The Europeans kept taking more and more land from the Lenapes but their land was the most important thing to the Lenapes. Unfortunately, the Europeans wanted all of the land and the Lenape tried to compromise and hold onto as much of their land as possible. The Lenape leaders tried to get the European purchasers to buy land belonging to other tribes whenever possible.
In 1779, George Washington ordered the army to attack and destroy the Iroquois. During this time the last of the Delaware towns was destroyed. The Delawares prepared for war together with three or four other tribes and the British supported them by supplying the Indians with guns and ammunition. In 1795, the Delawares gave up the last of their remaining land during the Treaty of Fort Greenville. Many Delawares were left poor because of warfare and the loss of their land. Not only were their towns destroyed, but many of their possessions were stolen as well. Many of the Delaware turned to alcohol because they had no hope for their future.
In the 1800s, a woman named Beate, tried to convince Delaware Indians to go back to their ancient traditions which they were beginning to forget since they were scattered in Oklahoma and Indiana now. She held ceremonies in buildings called big houses and in these ceremonies her people rejected anything to do with white people. Only about 3,000 Delawares remained by 1840 and most of them moved from Massachusetts, New York, Pennsylvania and Ohio to Indiana to have unity. However, a few still remained in other states.

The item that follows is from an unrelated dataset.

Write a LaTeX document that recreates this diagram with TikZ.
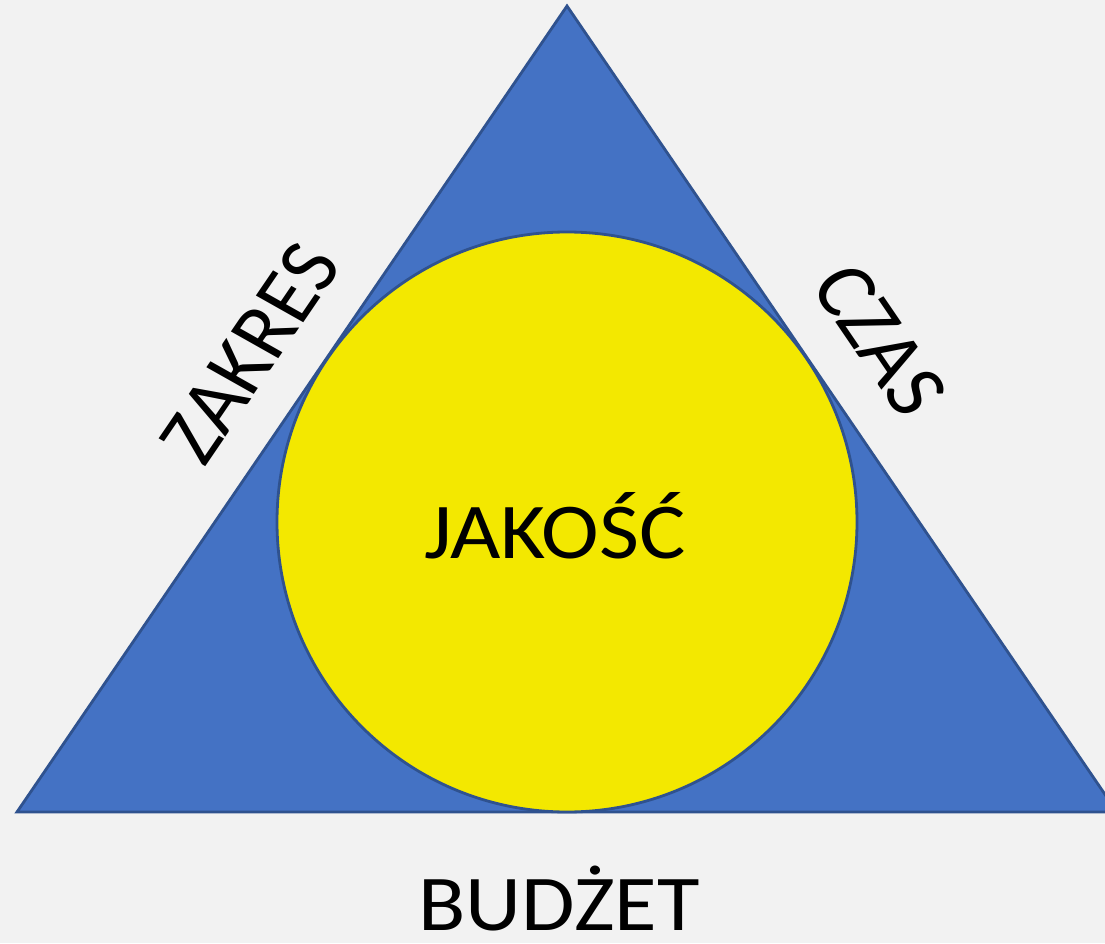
\documentclass[tikz,border=0pt]{standalone}
\usepackage{fontspec}
\setmainfont{Carlito}
\usetikzlibrary{calc}

\definecolor{tlo}{RGB}{242,242,242}
\definecolor{niebieski}{RGB}{68,114,196}
\definecolor{obrys}{RGB}{47,82,143}
\definecolor{zolty}{RGB}{243,232,0}

\tikzset{
    napis/.style={font=\fontsize{22.5}{26}\selectfont, text=black, inner sep=0pt, xscale=1.1}
}

\begin{document}
\begin{tikzpicture}[]
        % 背景
        \fill [tlo] (0,0) rectangle (11.05,9.43);
        \useasboundingbox (0,0) rectangle (11.05,9.43);

        % 三角形顶点
        \coordinate (A) at (5.67,9.37);
        \coordinate (B) at (0.17,1.31);
        \coordinate (C) at (11.17,1.31);
        \coordinate (O) at (5.67,4.21);

        % 绘制三角形
        \begin{scope}
            \clip (0,0) rectangle (11.05,9.43);
            \draw [fill=niebieski, draw=obrys, line width=0.8pt, line join=miter]
                (A) -- (B) -- (C) -- cycle;
        \end{scope}

        % 绘制内切圆
        \draw [fill=zolty, draw=obrys, line width=0.8pt] (O) circle (2.90);

        % 标记文字
        \node [napis, rotate=58.2] (zakres) at (2.50,5.90) {ZAKRES};
        \node [napis, rotate=-58.2] (czas) at (8.80,6.03) {CZAS};
        \node [napis, anchor=base] (jakosc) at (5.55,3.85) {JAKOŚĆ};
        \node [napis, anchor=base] (budzet) at (5.59,0.13) {BUDŻET};

    \end{tikzpicture}
\end{document}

In 1907, 1900 Delawares remained in communities in Oklahoma, Kansas, Wisconsin and Ontario. As the years went on, ancient traditions began to fade. The American government passed laws that specifically applied to these tribes such as requiring all Indian children attend government-run schools. Many of these children attended schools far from home and had to live there. As a result, many children started giving up the old ways especially when teachers made fun of them. Some of the Lenape languages died off as the elders died and many of the people adopted the Christian beliefs of their neighbors. There are still some Delaware today who try to maintain their traditions and pass them on.